Insufficient Computational Cost Analysis: Although the parameter count is small, inference latencies introduced by KNN reconstruction for virtual nodes and additional graph convolutions are not quantified.
Theoretical Connection with LoRA: SeLo-Node is formally similar to LoRA (both utilizing low-rank projections), but the paper lacks a rigorous theoretical distinction regarding their fundamental differences.
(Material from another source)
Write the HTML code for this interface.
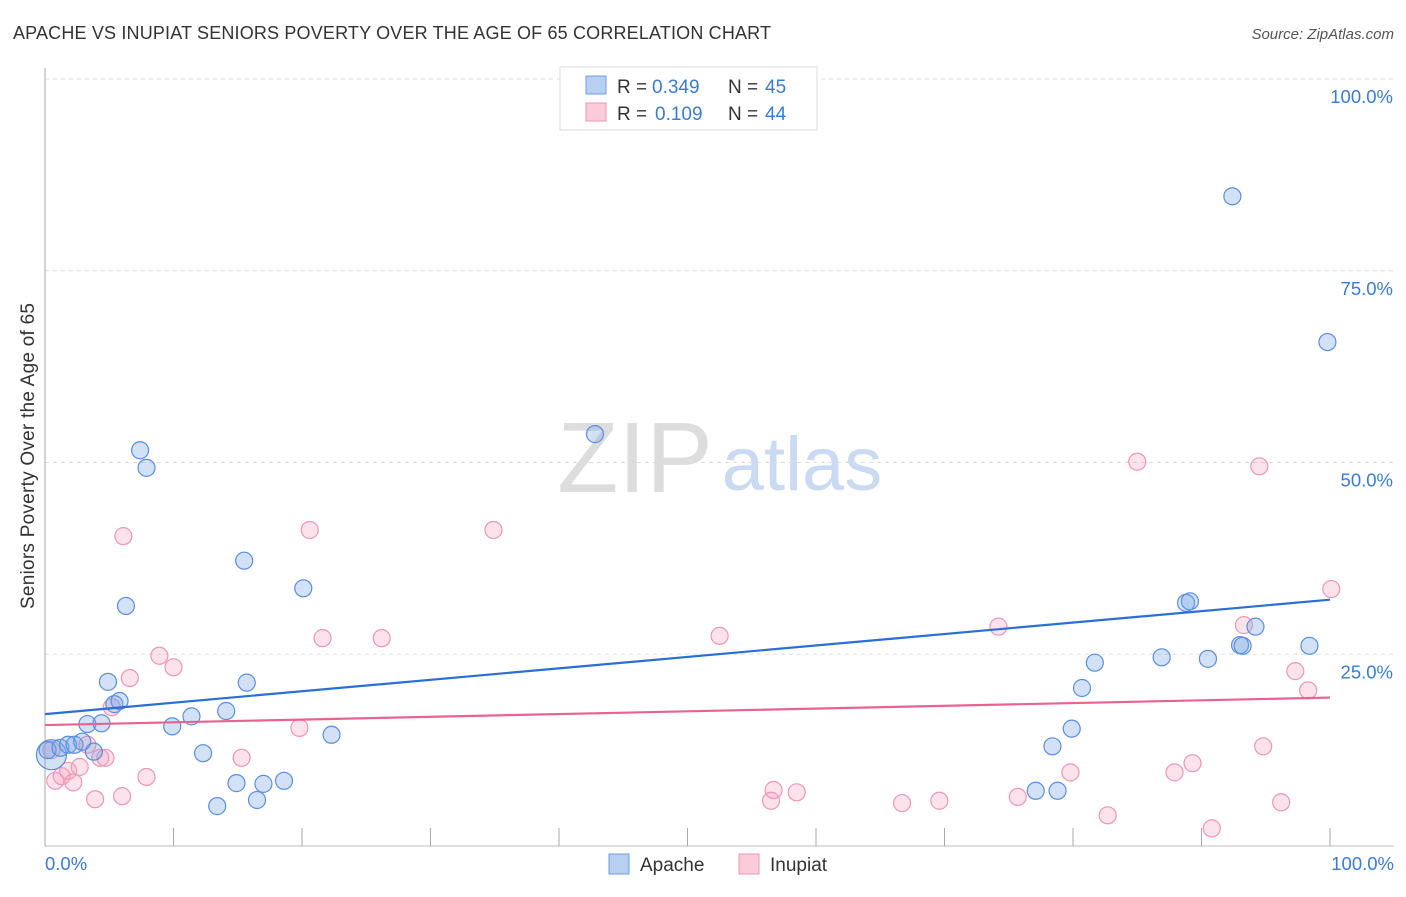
<!DOCTYPE html>
<html><head><meta charset="utf-8"><style>
body{margin:0;background:#fff;font-family:"Liberation Sans",sans-serif;}
svg text{font-family:"Liberation Sans",sans-serif;}
</style></head><body>
<svg id="c" width="1406" height="892" viewBox="0 0 1406 892" xmlns="http://www.w3.org/2000/svg">
<text x="13" y="39" font-size="18" fill="#333" textLength="758">APACHE VS INUPIAT SENIORS POVERTY OVER THE AGE OF 65 CORRELATION CHART</text>
<text x="1394" y="39" font-size="15" fill="#555" font-style="italic" text-anchor="end">Source: ZipAtlas.com</text>
<text x="635" y="492" font-size="100" fill="#ddd" font-family="Liberation Serif,serif" text-anchor="middle">ZIP</text>
<text x="802" y="490" font-size="76" fill="#c9daf2" text-anchor="middle">atlas</text>
<g id="grid"></g>
<g id="pts"></g>
<g id="lines"></g>
<text transform="translate(34,456) rotate(-90)" font-size="19" fill="#333" text-anchor="middle" textLength="306">Seniors Poverty Over the Age of 65</text>
<g>
<rect x="560" y="67" width="257" height="63" fill="#fff" stroke="#ddd"/>
<rect x="586" y="76" width="20" height="18" fill="#b7d0f2" stroke="#6f9de0"/>
<text x="617" y="93" font-size="19" fill="#333">R = </text><text x="652" y="93" font-size="19" fill="#3a7bd5">0.349</text>
<text x="728" y="93" font-size="19" fill="#333">N = </text><text x="765" y="93" font-size="19" fill="#3a7bd5">45</text>
<rect x="586" y="103" width="20" height="18" fill="#fbcbd9" stroke="#ec97b3"/>
<text x="617" y="120" font-size="19" fill="#333">R = </text><text x="655" y="120" font-size="19" fill="#3a7bd5">0.109</text>
<text x="728" y="120" font-size="19" fill="#333">N = </text><text x="765" y="120" font-size="19" fill="#3a7bd5">44</text>
</g>
<g>
<rect x="609" y="854" width="20" height="20" fill="#b7d0f2" stroke="#6f9de0"/>
<text x="640" y="871" font-size="19" fill="#333">Apache</text>
<rect x="739" y="854" width="20" height="20" fill="#fbcbd9" stroke="#ec97b3"/>
<text x="770" y="871" font-size="19" fill="#333">Inupiat</text>
</g>
</svg>
<script>
const apacheX=[0.5,0.2,1.2,1.8,2.3,2.9,3.3,3.8,4.4,4.9,5.4,5.8,6.3,7.4,7.9,9.9,11.4,12.3,13.4,14.1,14.9,15.5,15.7,16.5,17.0,18.6,20.1,22.3,42.8,77.1,78.4,78.8,79.9,80.7,81.7,86.9,88.8,89.1,90.5,93.0,93.2,94.2,92.4,98.4,99.8];
const apacheY=[11.9,12.5,12.8,13.2,13.2,13.6,15.9,12.3,16.0,21.4,18.5,18.9,31.3,51.6,49.3,15.6,16.9,12.1,5.2,17.6,8.2,37.2,21.3,6.0,8.1,8.5,33.6,14.5,53.7,7.2,13.0,7.2,15.3,20.6,23.9,24.6,31.7,31.9,24.4,26.2,26.1,28.6,84.7,26.1,65.7];
const inupiatX=[0.8,1.3,1.8,2.2,2.7,3.3,3.9,4.3,4.7,5.2,6.0,6.1,6.6,7.9,8.9,10.0,15.3,19.8,20.6,21.6,26.2,34.9,52.5,56.5,56.7,58.5,66.7,69.6,74.2,75.7,79.8,82.7,85.0,87.9,89.3,90.8,93.3,94.5,94.8,96.2,97.3,98.3,100.1,0.5];
const inupiatY=[8.5,9.1,9.8,8.3,10.3,13.2,6.1,11.5,11.5,18.1,6.5,40.4,21.9,9.0,24.8,23.3,11.5,15.4,41.2,27.1,27.1,41.2,27.4,5.9,7.3,7.0,5.6,5.9,28.6,6.4,9.6,4.0,50.1,9.6,10.8,2.3,28.8,49.5,13.0,5.7,22.8,20.3,33.5,12.5];
const yTicks=[25,50,75,100];
const yTickLabels=["25.0%","50.0%","75.0%","100.0%"];
const xTicks=[0,10,20,30,40,50,60,70,80,90,100];
const NS="http://www.w3.org/2000/svg";
const X=v=>45+12.85*v, Y=v=>846-7.67*v;
function mk(t,a,p){const e=document.createElementNS(NS,t);for(const k in a)e.setAttribute(k,a[k]);p.appendChild(e);return e;}
const grid=document.getElementById('grid');
yTicks.forEach((t,i)=>{
 const l=mk('line',{x1:45,x2:1394,y1:Y(t),y2:Y(t),stroke:'#ddd','stroke-dasharray':'4,4'},grid);
 
 
 const tx=mk('text',{x:1393,y:Y(t)+24,'font-size':18.5,fill:'#3a7bd5','text-anchor':'end'},grid);
 tx.textContent=yTickLabels[i];
 
 
});
const ax=mk('line',{x1:45,x2:45,y1:68,y2:846,stroke:'#aaa'},grid);


const bx=mk('line',{x1:45,x2:1394,y1:846,y2:846,stroke:'#bbb'},grid);


xTicks.forEach(t=>{const l=mk('line',{x1:X(t),x2:X(t),y1:828,y2:846,stroke:'#aaa'},grid);
 
 });
[[0,'0.0%','start',45],[100,'100.0%','end',1394]].forEach(([v,s,a,x])=>{const t=mk('text',{x:x,y:870,'font-size':18.5,fill:'#3a7bd5','text-anchor':a},grid);t.textContent=s;
 
 });
const pts=document.getElementById('pts');
function series(xs,ys,fill,stroke,name){xs.forEach((x,i)=>{const c=mk('circle',{cx:X(x),cy:Y(ys[i]),r:(i==0&&name=='apache-point')?15:8.5,fill:fill,stroke:stroke,'stroke-width':1.2},pts);
 
 });}
series(inupiatX,inupiatY,'rgba(244,160,188,0.3)','#ec97b3','inupiat-point');
series(apacheX,apacheY,'rgba(120,165,230,0.33)','#5b8fdc','apache-point');
function reg(xs,ys){const n=xs.length;let mx=0,my=0;xs.forEach((x,i)=>{mx+=x;my+=ys[i];});mx/=n;my/=n;let sxy=0,sxx=0;xs.forEach((x,i)=>{sxy+=(x-mx)*(ys[i]-my);sxx+=(x-mx)*(x-mx);});const b=sxy/sxx;return [my-b*mx,b];}
const lines=document.getElementById('lines');
[[apacheX,apacheY,'#2a6fd6','apache-trendline'],[inupiatX,inupiatY,'#e8638f','inupiat-trendline']].forEach(([xs,ys,c,n])=>{const [a,b]=reg(xs,ys);const l=mk('line',{x1:X(0),y1:Y(a),x2:X(100),y2:Y(a+100*b),stroke:c,'stroke-width':2.2},lines);
 
 });
</script>
</body></html>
VPT (Jia et al., 2022): Prepends trainable tokens to the input sequence as prompts; specifically designed for ViT, it cannot leverage graph topology information.
AdaptFormer (Chen et al., 2022): Adds a parallel adapter layer in the FFN of ViT; similarly inapplicable to graph structures.
LoRA (Hu et al., 2022): Performs low-rank decomposition on weight matrices; the low-rank decomposition in this work targets the feature space rather than the weight space, which is more aligned with semantic structures.
GPF (Fang et al., 2023): A general graph prompting framework targeting molecular or social graphs, failing to consider visual semantics.
All-in-One (Liu et al., 2023): A unified graph prompting method, also oriented toward non-visual domains.
ViG (Han et al., 2022): The backbone network used in this paper, representing the first general vision graph skeleton, which only supports full fine-tuning.
ViHGNN (Han et al., 2023): A hypergraph-based vision GNN variant; the proposed method may require adaptation to its hyperedge structure.

Rating¶

Novelty: ⭐⭐⭐⭐ — First visual prompting method designed specifically for ViG; the low-rank semantic observation is highly valuable.
Experimental Thoroughness: ⭐⭐⭐⭐ — Validated across both FGVC and VTAB-1k benchmarks with complete ablation studies.
Writing Quality: ⭐⭐⭐⭐ — Intuitive visualizations, clear methodological motivation, and coherent logic in the three-component design.
Value: ⭐⭐⭐⭐ — Pioneers the parameter-efficient fine-tuning direction for ViG, offering excellent inspirational significance.